What we know about Nike’s Breaking2 project: athletes, pacers, date, streaming information
This weekend will celebrate the 63rd anniversary of Roger Bannister breaking the four-minute mile barrier but Nike begins its audacious quest to break the two-hour marathon barrier.
Three men will set out to become the first people to run a marathon in under 120 minutes. The current marathon world record is 2:02:57 by Dennis Kimetto at the 2014 Berlin Marathon. That will certainly be on watch as a possible secondary goal but we should find out later on in the week whether a ruling has been made on whether the Breaking2 course by Nike is world-record eligible.
For now, this is what we know about the Breaking2 project:
(This will be updated throughout the week as more information comes to be known)
The race will feature three main protagonists. Naturally, all three are Nike sponsored runners — Eliud Kipchoge of Kenya, Lelisa Desisa of Ethiopia, and Zersenay Tadese of Eritrea.
Kipchoge is the best marathoner in the world right now. Kipchoge has run eight marathons in his life and won seven of them, including Olympic gold in Rio. He’s certainly the man to watch in this race and the perfect test case for how close to two hours a human can get right now.
Desisa is as consistent as you can get as a marathoner, finishing on the podium five times at World Marathon Major races. However, most of his success, including wins at the Boston Marathon in 2013 and 2015, have come in more tactical, non-rabbited races rather than a blistering fast, paced effort that we’ll be this weekend. The big question is whether Desisa can thrive is this different type of element.
Tadese, the half-marathon world record holder, has been the aggressor through his career, particularly on the track where he was known for throwing in hard mid-race surges to drop the competition. His accomplishments at shorter distances, however, have not translated to the marathon, where is personal best is just 2:10:41. Tadese hasn’t raced a marathon since 2012, which makes me wonder whether he’s simply there to fill the role of overqualified rabbit.

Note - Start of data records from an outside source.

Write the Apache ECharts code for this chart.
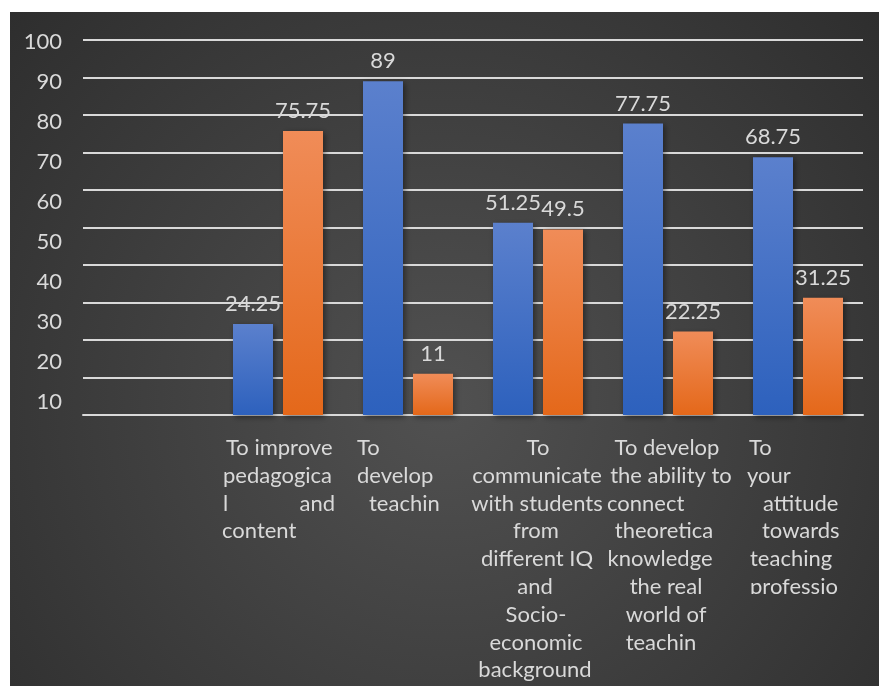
<!DOCTYPE html>
<html>
<head>
<meta charset="utf-8">
<script src="https://cdn.jsdelivr.net/npm/echarts@6/dist/echarts.min.js"></script>
<style>
  html, body { margin: 0; padding: 0; background: #ffffff; }
  #chart { width: 879px; height: 686px; }
</style>
</head>
<body>
<div id="chart"></div>
<script>
// ---- data ----
const categories = [
  '',
  'To improve pedagogical and content',
  'To develop teachin',
  'To communicate with students from different IQ and Socio-economic background',
  'To develop the ability to connect theoretica knowledge the real world of teachin',
  'To your attitude towards teaching professio'
];
// wrapped category label lines ("a|b" = a line split into a left and a right part)
const categoryLines = [
  [],
  ['To improve', 'pedagogica', 'l|and', 'content'],
  ['To', 'develop', 'teachin'],
  ['To', 'communicate', 'with students', 'from', 'different IQ', 'and', 'Socio-', 'economic', 'background'],
  ['To develop', 'the ability to', 'connect', 'theoretica', 'knowledge', 'the real', 'world of', 'teachin'],
  ['To', 'your', 'attitude', 'towards', 'teaching', 'professio']
];
const seriesBlue = [null, 24.25, 89, 51.25, 77.75, 68.75];
const seriesOrange = [null, 75.75, 11, 49.5, 22.25, 31.25];
const yTickMin = 10;
const yTickMax = 100;
const yTickStep = 10;

// ---- label line placement inside each 130px label box ----
// ['l', dx]  : left aligned, dx px from box left
// ['c', dx]  : centred, shifted dx px
// ['j', l, r]: justified pair, l px from left edge, r px from right edge
const lineLayout = [
  [],
  [['l', 13], ['l', 10], ['j', 10, 8], ['l', 9]],
  [['l', 14], ['l', 14], ['l', 26]],
  [['c', 0], ['c', -1], ['c', -1], ['c', -2], ['c', -1], ['c', -3], ['c', -2], ['c', -2], ['c', -3]],
  [['c', -1], ['c', 3], ['l', 4], ['c', -4], ['c', -8], ['c', -2], ['c', -2], ['c', -7]],
  [['l', 16], ['l', 14], ['l', 30], ['l', 29], ['l', 17], ['l', 17]]
];

const FONT = 'Lato';
const TEXT_COLOR = '#d9d9d9';
const LABEL_SIZE = 22;
const LINE_H = 27.8;

const base = { fontFamily: FONT, fontSize: LABEL_SIZE, color: TEXT_COLOR, lineHeight: LINE_H };
const rich = {
  tl: Object.assign({ align: 'left' }, base),
  tc: Object.assign({ align: 'center' }, base),
  tr: Object.assign({ align: 'right' }, base)
};
function spacer(side, w) {
  const key = 's' + side + Math.round(w * 10);
  if (!rich[key]) rich[key] = Object.assign({ width: w, align: side === 'l' ? 'left' : 'right' }, base);
  return '{' + key + '| }';
}
function buildLabel(idx) {
  const lines = categoryLines[idx];
  const lay = lineLayout[idx];
  return lines.map(function (text, i) {
    const spec = lay[i];
    if (spec[0] === 'l') {
      return (spec[1] > 0 ? spacer('l', spec[1]) : '') + '{tl|' + text + '}';
    }
    if (spec[0] === 'j') {
      const parts = text.split('|');
      return spacer('l', spec[1]) + '{tl|' + parts[0] + '}' + '{tr|' + parts[1] + '}' + spacer('r', spec[2]);
    }
    const dx = spec[1];
    if (dx > 0) return spacer('l', 2 * dx) + '{tc|' + text + '}';
    if (dx < 0) return '{tc|' + text + '}' + spacer('r', -2 * dx);
    return '{tc|' + text + '}';
  }).join('\n');
}
const labelTexts = categories.map(function (c, i) { return buildLabel(i); });

function barGradient(top, bottom) {
  return new echarts.graphic.LinearGradient(0, 0, 0, 1, [
    { offset: 0, color: top },
    { offset: 1, color: bottom }
  ]);
}
// plot-area backdrop: one radial gradient in page pixels, shared by the
// backdrop and by the strip that clips the last label's text box
function backdrop() {
  return new echarts.graphic.RadialGradient(444, 403, 650, [
    { offset: 0, color: '#515151' },
    { offset: 1, color: '#2a2a2a' }
  ], true);
}
const barShadow = { shadowColor: 'rgba(0,0,0,0.45)', shadowBlur: 6, shadowOffsetX: 2, shadowOffsetY: 2 };
const valueLabel = {
  show: true, position: 'top', distance: 9,
  fontFamily: FONT, fontSize: LABEL_SIZE, color: TEXT_COLOR
};

const chart = echarts.init(document.getElementById('chart'), null, { renderer: 'canvas' });
chart.setOption({
  backgroundColor: '#ffffff',
  animation: false,
  graphic: [{
    type: 'rect', silent: true, z: -100,
    shape: { x: 10, y: 12, width: 869, height: 674 },
    style: { fill: backdrop() }
  }, {
    // bottom edge of the last category's label box
    type: 'rect', silent: true, z: 100,
    shape: { x: 740, y: 594, width: 110, height: 20 },
    style: { fill: backdrop() }
  }],
  grid: [
    { left: 83, top: 40, width: 780, height: 375 },
    { left: 83, top: 42, width: 780, height: 360 }
  ],
  xAxis: [{
    type: 'category', gridIndex: 0, data: categories,
    axisLine: { show: true, lineStyle: { color: '#d9d9d9', width: 2 } },
    axisTick: { show: false },
    axisLabel: {
      interval: 0, hideOverlap: false, margin: 19, width: 130, overflow: 'none',
      formatter: function (v, i) { return labelTexts[i]; },
      rich: rich
    }
  }, {
    type: 'value', gridIndex: 1, show: false
  }],
  yAxis: [{
    type: 'value', gridIndex: 0, min: 0, max: 100, interval: 10,
    axisLine: { show: false }, axisTick: { show: false }, axisLabel: { show: false },
    splitLine: { show: true, lineStyle: { color: '#d9d9d9', width: 2 } }
  }, {
    type: 'value', gridIndex: 1, min: yTickMin, max: yTickMax, interval: yTickStep,
    axisLine: { show: false }, axisTick: { show: false }, splitLine: { show: false },
    axisLabel: { margin: 21, fontFamily: FONT, fontSize: LABEL_SIZE, color: TEXT_COLOR }
  }],
  series: [{
    name: 'Series 1', type: 'bar', xAxisIndex: 0, yAxisIndex: 0,
    data: seriesBlue, barWidth: 40, barGap: '25%',
    itemStyle: Object.assign({ color: barGradient('#5b80cd', '#2d61bd') }, barShadow),
    label: valueLabel
  }, {
    name: 'Series 2', type: 'bar', xAxisIndex: 0, yAxisIndex: 0,
    data: seriesOrange, barWidth: 40, barGap: '25%',
    itemStyle: Object.assign({ color: barGradient('#f08c58', '#e4681a') }, barShadow),
    label: valueLabel
  }]
});
</script>
</body>
</html>
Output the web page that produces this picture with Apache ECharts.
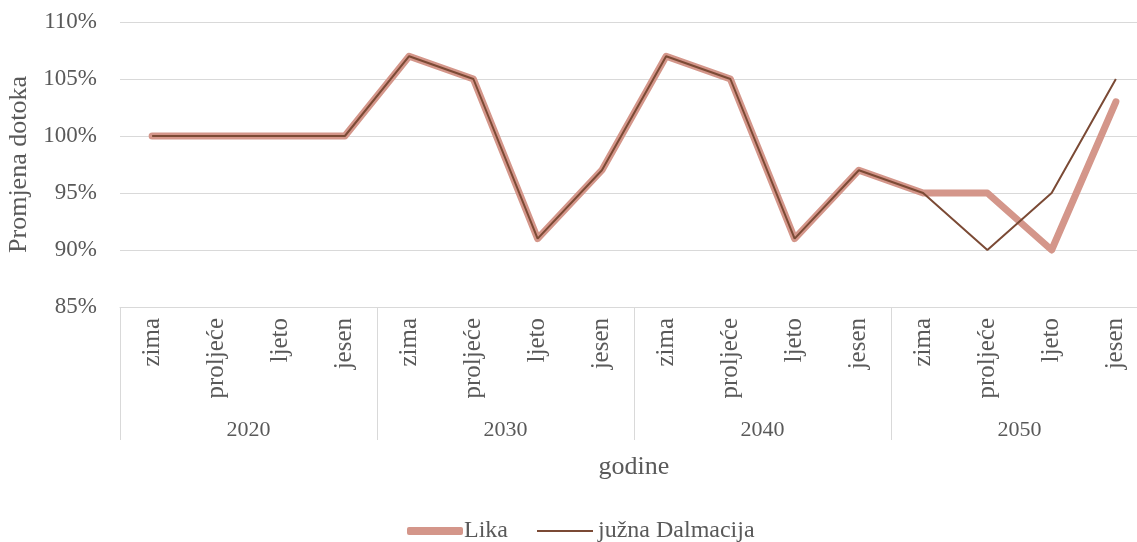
<!DOCTYPE html>
<html><head><meta charset="utf-8">
<script src="https://cdn.jsdelivr.net/npm/echarts@6/dist/echarts.min.js"></script>
<style>html,body{margin:0;padding:0;background:#fff}#c{width:1137px;height:542px}</style>
</head><body><div id="c"></div>
<script>
const seasons = ['zima','proljeće','ljeto','jesen','zima','proljeće','ljeto','jesen','zima','proljeće','ljeto','jesen','zima','proljeće','ljeto','jesen'];
const years = ['2020','2030','2040','2050'];
const lika = [100,100,100,100,107,105,91,97,107,105,91,97,95,95,90,103];
const juznaDalmacija = [100,100,100,100,107,105,91,97,107,105,91,97,95,90,95,105];
const yTicks = {min:85, max:110, interval:5};

const FONT = '"Liberation Serif","Times New Roman",serif';
const TXT = '#595959';
const C_LIKA = '#D4968A', C_DAL = '#7B4A35';
const chart = echarts.init(document.getElementById('c'));
chart.setOption({
  animation:false,
  textStyle:{fontFamily:FONT},
  grid:{left:120,width:1028,top:22,height:285,containLabel:false,outerBoundsMode:'none'},
  legend:[{
    top:514,left:402,itemWidth:56,itemHeight:8,
    icon:'roundRect',
    textStyle:{fontFamily:FONT,fontSize:24,color:TXT,padding:[0,0,0,-4]},
    data:[{name:'Lika',icon:'roundRect',itemStyle:{color:C_LIKA}}]
  },{
    top:514,left:532,itemWidth:56,itemHeight:2,
    icon:'rect',
    textStyle:{fontFamily:FONT,fontSize:24,color:TXT},
    data:[{name:'južna Dalmacija',icon:'rect',itemStyle:{color:C_DAL}}]
  }],
  xAxis:[{
    type:'category',data:seasons,boundaryGap:true,
    axisLine:{show:true,lineStyle:{color:'#d9d9d9',width:1}},
    axisTick:{show:true,length:133,interval:function(i){return i%4===0;},lineStyle:{color:'#d9d9d9'}},
    axisLabel:{rotate:90,margin:11,fontSize:25,color:TXT,fontFamily:FONT,interval:0}
  },{
    type:'category',data:years,position:'bottom',boundaryGap:true,
    axisLine:{show:false},axisTick:{show:false},
    axisLabel:{margin:112,fontSize:22,color:TXT,fontFamily:FONT},
    name:'godine',nameLocation:'middle',nameGap:147,
    nameTextStyle:{fontSize:26,color:TXT,fontFamily:FONT}
  }],
  yAxis:{
    type:'value',min:yTicks.min,max:yTicks.max,interval:yTicks.interval,
    axisLine:{show:false},axisTick:{show:false},
    splitLine:{lineStyle:{color:'#d9d9d9',width:1}},
    axisLabel:{formatter:'{value}%',margin:23,fontSize:23,color:TXT,fontFamily:FONT},
    name:'Promjena dotoka',nameLocation:'middle',nameGap:84,nameRotate:90,
    nameTextStyle:{fontSize:26,color:TXT,fontFamily:FONT}
  },
  series:[{
    name:'Lika',type:'line',data:lika,xAxisIndex:0,symbol:'none',
    lineStyle:{color:C_LIKA,width:7,cap:'round',join:'round'},itemStyle:{color:C_LIKA}
  },{
    name:'južna Dalmacija',type:'line',data:juznaDalmacija,xAxisIndex:0,symbol:'none',
    lineStyle:{color:C_DAL,width:2},itemStyle:{color:C_DAL}
  }]
});
</script></body></html>
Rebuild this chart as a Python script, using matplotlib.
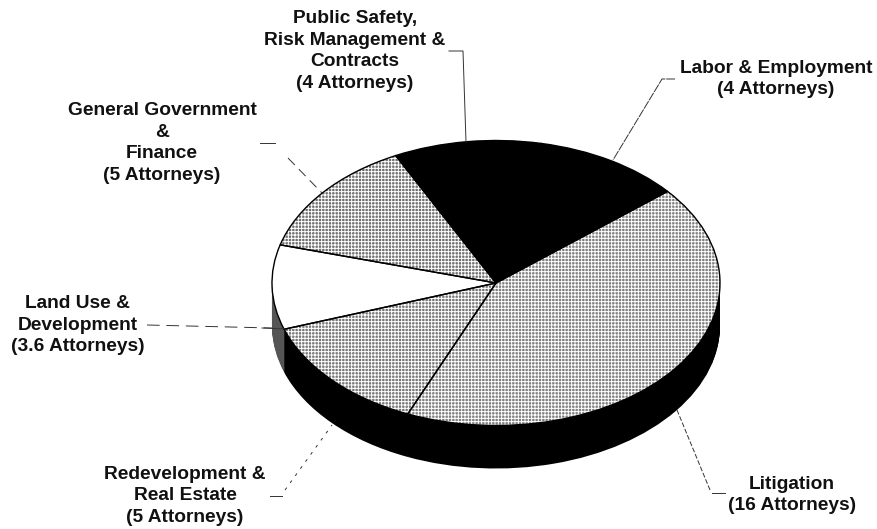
import matplotlib
matplotlib.use("Agg")
import matplotlib.pyplot as plt
import numpy as np

plt.rcParams["font.family"] = ["Liberation Sans", "DejaVu Sans"]
plt.rcParams["hatch.linewidth"] = 0.7

# slices, counter-clockwise from the upper right
groups = ["Labor & Employment", "Public Safety,\nRisk Management &\nContracts",
          "General Government\n&\nFinance", "Land Use &\nDevelopment",
          "Redevelopment &\nReal Estate", "Litigation"]
attorneys = [4, 4, 5, 3.6, 5, 16]

top_colors = ["black", "black", "#707070", "white", "#787878", "#808080"]
side_colors = ["black", "black", "black", "#555555", "black", "black"]

# label centres in pixels
label_x = [776, 355, 162, 78, 185, 792]
label_y = [79, 51, 143, 325, 496, 495]

# leader lines in pixels, with their dash patterns
leaders = [
    ([(675, 79), (662, 79), (613, 160)], (0, (9, 1))),
    ([(449, 51), (463, 51), (466, 142)], "-"),
    ([(260, 143), (275, 143)], "-"),
    ([(288, 158), (322, 193)], (0, (10, 6))),
    ([(147, 325), (272, 328)], (0, (13, 7))),
    ([(262, 328), (285, 329)], "-"),
    ([(270, 496), (282, 496)], "-"),
    ([(285, 490), (332, 425)], (0, (3, 6))),
    ([(677, 410), (710, 490)], (0, (5, 2))),
    ([(712, 493), (725, 493)], "-"),
]

W, H = 878, 529
CX, CY, RX, RY = 496, 283, 224, 142.5
DEPTH = 43
START = 40

fig = plt.figure(figsize=(W / 100, H / 100), dpi=100)
ax = fig.add_axes([0, 0, 1, 1])

# extruded rim, bottom layer first
for off in np.arange(DEPTH, 0, -1):
    ax.pie(attorneys, colors=side_colors, startangle=START,
           center=(0, -off / RY), wedgeprops={"linewidth": 0})

# top face
ax.pie(attorneys, colors=top_colors, startangle=START, wedgeprops={"linewidth": 0})
# stipple over the grey slices
stipple, _ = ax.pie(attorneys, colors=["none"] * 6, startangle=START,
                    wedgeprops={"linewidth": 0, "edgecolor": "white"})
for w, c in zip(stipple, top_colors):
    if c in ("black", "white"):
        w.set_visible(False)
    else:
        w.set_hatch("+++++")
ax.pie(attorneys, colors=["none"] * 6, startangle=START,
       wedgeprops={"linewidth": 1.0, "edgecolor": "black"})

ax.set_aspect("auto")
ax.set_xlim((0 - CX) / RX, (W - CX) / RX)
ax.set_ylim((CY - H) / RY, CY / RY)

# overlay in pixel coordinates for labels and leaders
ov = fig.add_axes([0, 0, 1, 1])
ov.set_xlim(0, W)
ov.set_ylim(H, 0)
ov.axis("off")

for pts, style in leaders:
    xs, ys = zip(*pts)
    ov.plot(xs, ys, color="#333333", lw=0.7, ls=style)

for name, n, x, y in zip(groups, attorneys, label_x, label_y):
    ov.text(x, y, f"{name}\n({n:g} Attorneys)", ha="center", va="center",
            fontsize=13.8, fontweight="bold", linespacing=1.38, color="#111111")

fig.savefig("out.png", dpi=100)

There will be other rabbits and plenty of them. Based off this picture that was shared on Twitter on Monday morning, there are at least 18 pacing options and they will each be designated to cover certain distances. In addition to Kipchoge, Disesa and Tadese, they will have the assistance of six other runners on the course. The pacers will be coming in and out of the race, it seems.
— Cuan Walker (@runwithcuan) May 1, 2017
There are quite a bit of notable names on the list with Bernard Lagat, Stephen Sambu, Sam Chelanga, Andrew Bumbalough, Chris Derrick and other East African runners.
The gun will fire at 5:45AM (in Monza), which means 11:45PM EST.
In a video posted by Elite Sports Management International, it was shared with “Four days to go” as of Tuesday morning. That would make the attempt on Saturday morning.
Here we go 4 days to. pic.twitter.com/w47YgHktXb
— ESMINTL (@ESMINTL) May 2, 2017
The pacers as well as the three stars of the Breaking2 attempt have been in Monza since at least Monday. Pacers appear to be participating in some sort of training camp to get down the strategy and formation for Saturday. They were MOVING.
They are coming. pic.twitter.com/I3RBocc2XP
— ESMINTL (@ESMINTL) May 2, 2017
The race will be contested on a Formula One race track called the Autodromo Nazionale in the town of Monza, Italy.
The course Nike has set up is 2.4 kilometers in length, so the runners will run a little over 17 and a half loops.
Monza is 15 kilometers north of Milan, so you know where Kipchoge and his entourage will be popping bottles after the race if all goes well.
How to watch
The attempt will be available to watch online. We will have the video embedded here on Citius. It seems Kevin Hart has been added to the broadcast team. Only time will tell.
As Donald Sutherland playing Bill Bowerman in Without Limits said, “The real purpose of running isn’t to win a race — it’s to test the limits of the human heart.”
For as much flack as Nike is getting for this being a PR ploy (our colleague Paul Snyder has more on this in his piece here), it will be neat for Kipchoge et al. to ignore the subjective rules our sport has created to determine “record eligibility” and just see how fast a human being is truly capable of running 26.2 miles.
Grab your popcorn and enjoy the ride.